Use with ni.dataframe.staged_row_data_processor.staging.files.orphaned.count to understand if the service is falling behind in processing files.

None
Yes ni.dataframe.staged_row_data_processor.staging.files.orphaned.count Counter The number of staging files deleted as orphans
Use with ni.dataframe.staged_row_data_processor.staging.files.found.count to understand if the service is falling behind in processing files. In an ideal operation, this metric is zero. One of the following situations can cause a value greater than X.
  • The connection between the service and MongoDB is intermittent.
  • A client is writing data using a pattern that you must adjust.
None
Yes ni.dataframe.staged_row_data_processor.staging.files.missing.count Counter The number of staging files missing
This metric indicates one of the following issues.
  • The S3 storage is not consistent.
  • A backup and restore operation broke the consistency between S3 and MongoDB.
  • When coupled with a ni.dataframe.staged_row_data_processor.staging.files.orphaned.count value that is not zero, the dataframeservice.ingestion.stagedDataProcessor.stagingFileExpiration Helm value is set too low.
None
Yes ni.dataframe.staged_row_data_processor.claims.lost.count Counter The number of claims lost during processing
This metric indicates one of the following issues.
  • The dataframeservice.ingestion.stagedDataProcessor.tableClaimExpiration Helm value is set too low.
  • Tables are being deleted while the tables are still being written to.
None
Yes ni.dataframe.staged_row_data_processor.claims.with.errors.count Counter The number of claims that encountered errors during processing

Treat values greater than zero as the service returning 500 errors.

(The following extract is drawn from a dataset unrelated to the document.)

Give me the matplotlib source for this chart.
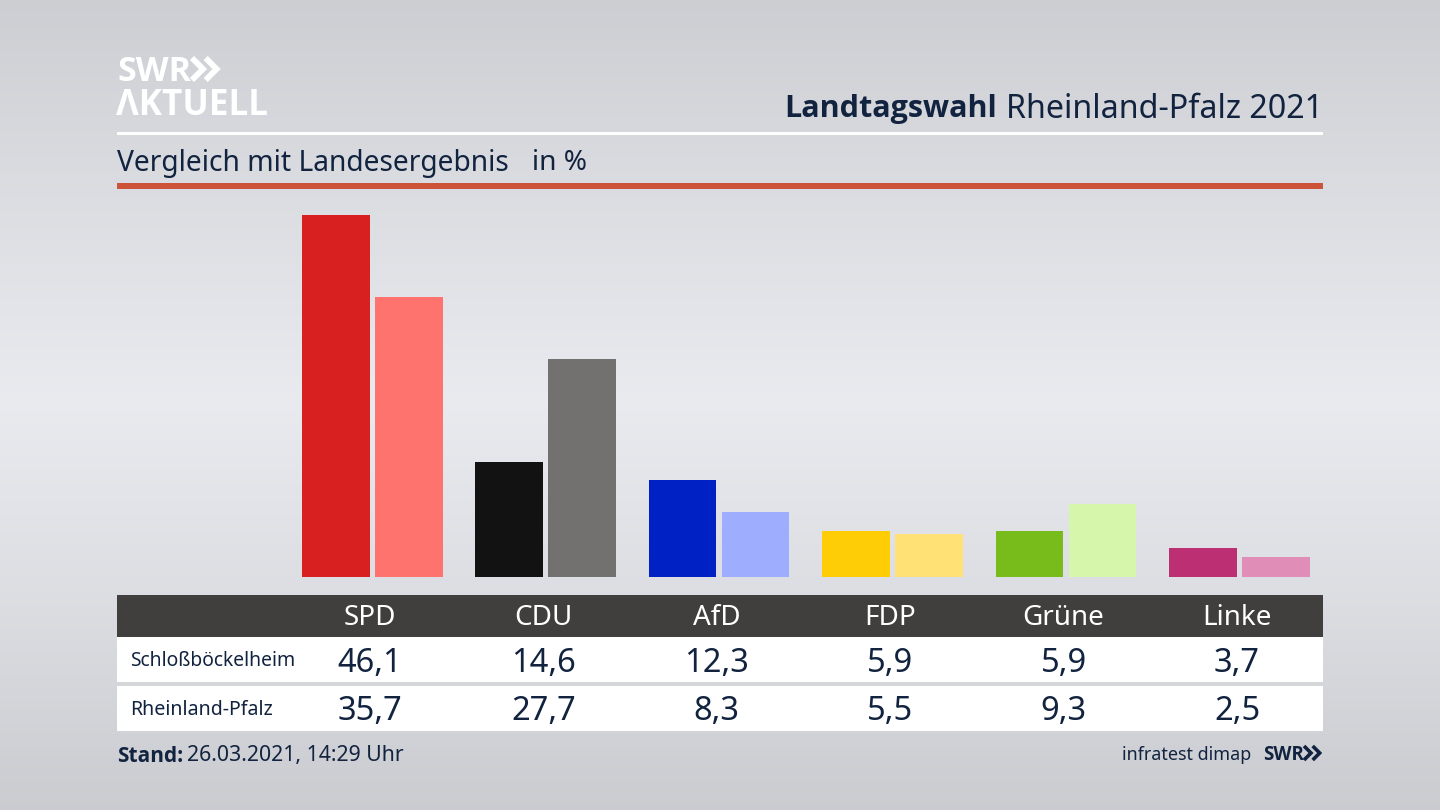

ni_dataframe_staged_row_data_processor_phase: [1, 2]
No ni.dataframe.staged_row_data_processor.skipped.storage.ids.count Counter The number of discovered storage IDs that were not processed None
No ni.dataframe.staged_row_data_processor.failed.to.claim.count Counter The number of discovered storage IDs that were not claimed None
No ni.dataframe.staged_row_data_processor.claims.processed.count Counter The number of claims processed ni_dataframe_staged_row_data_processor_phase: [1, 2]
No ni.dataframe.staged_row_data_processor.sent.notifications.count Counter The number of notifications sent None
No ni.dataframe.row_data_store.s3_stream_pool.blocks.count Counter The number of free blocks in the S3 stream pool None
No ni.dataframe.row_data_store.s3_stream_pool.allocations.count Counter The number of blocks allocated in the S3 stream pool None
No ni.dataframe.row_data_store.s3_stream_pool.discards.count Counter The number of buffers discarded from the S3 stream pool None
No ni.dataframe.row_data_store.s3_stream_pool.free.size.bytes Counter The number of bytes allocated but unused in the S3 stream pool None
No ni.dataframe.row_data_store.s3_stream_pool.used.size.bytes Counter The number of bytes currently in use by the S3 stream pool None
Yes ni.dataframe.table_reaper.tables.reaped.count Counter The number of tables deleted

Use this metric to monitor the clean up of tables.

ni_dataframe_table_reaper_reaped_result: [deleted, skipped, failed]
Yes ni.dataframe.tables.appendable.count Gauge The number of active tables that can be appended

Use this metric to compare the number of tables that can be appended to the limit for tables that can be appended.

None
Yes ni.dataframe.iceberg_operations.duration Histogram The duration of Iceberg operations.
  • ni_dataframe_iceberg_operations_job_state: [Complete, Error]
  • ni_dataframe_iceberg_operations_operation_type: [Promoting, CompactingData, CompactingManifests, Vacuuming, FinalCompactingData, FinalCompactingManifests, FinalVacuuming]
  • ni_dataframe_iceberg_operations_changes_made: [true, false]

DataFrame Service Dependencies

To learn about other available performance metrics and how to use the metrics, refer to the documentation for the DataFrame Service dependencies.
Table 53. References for Performance Metrics for DataFrame Service Dependencies
Dependency Where to Find Information
ASP.NET For a list of ASP.NET metrics, refer to ASP.NET Core Metrics and ASP.NET Runtime Metrics.
Kubernetes For a list of Kubernetes metrics, refer to Kubernetes Metrics Reference, cAdvisor Metrics, and the kube-state-metrics Documentation.
Dremio For a list of Dremio metrics, refer to Available JMX Metrics.